Does anyone want to defend this position?
If you are an anti-PC, conservative cultural warrior you already are. Bloom’s thesis is the heart of your movement.
His sloppy appeal to the wisdom of the ancients, his complaints about the cultural confusion brought on by the proliferation of non-dominant points of view, a supposed lowering of standards (I assure you that academics have thought their students were feckless, lazy, stupid, and less worthy than their generation from the earliest days of professional education), his lament that the holy word of the Bible no longer ruled in the hearts and minds of the masses, and his belief that higher education is the purview of the aristocratic class are all part of the conservative critique on culture and education in America today.
Adherents to Bloom’s worldview look down on ethical concerns and the search for social justice. Indeed, the phrase social justice is a punchline to contemporary conservatives. Universities, in their minds, are complicit in this perversion, as they have grown more concerned with training citizens to be more ethically reflective or by searching for better moral or political or economic theories rather than pursuing immutable truths. For Bloom, higher education (and leadership in American culture and life) belongs to the elite, eschewing the notion that citizens should be committed to protecting and promoting a plurality of “the good life(s)” (the essence of citizenship in a democratic society).

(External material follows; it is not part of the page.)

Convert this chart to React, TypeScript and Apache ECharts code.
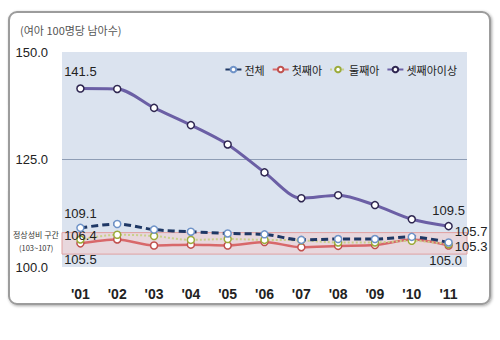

In the Bloomian mind, morality and justice are the tawdry concerns of common people, too concerned with this Earthly life and ignorant of the greater mysteries of the universe. Bloom derisively attributed these concerns to political correctness. The phrase stuck and became a rallying cry for conservatives who disliked changes being made to American society in the name of feminists, minorities, LGBTQ, and non-religious (more specifically, non-evangelical Christian) people.
This is the hill Curt Schilling chose to die on. This is what you fight for every time you express your displeasure with political correctness. This fraudulent theory is morally, ethically, and politically bankrupt. It promotes a worldview more in line with Louis XIV’s than Thomas Jefferson’s. By all means, continue bitching about how you can’t be a dick with impunity, how terrible it is that the world keeps changing, and the horrible damage being done by letting women and racial, ethnic, sexual, and gendered minorities have access to both de facto and de jure aspects of citizenship. But know that it makes you a fundamentally undemocratic person. To be anti-PC is to be fundamentally unAmerican.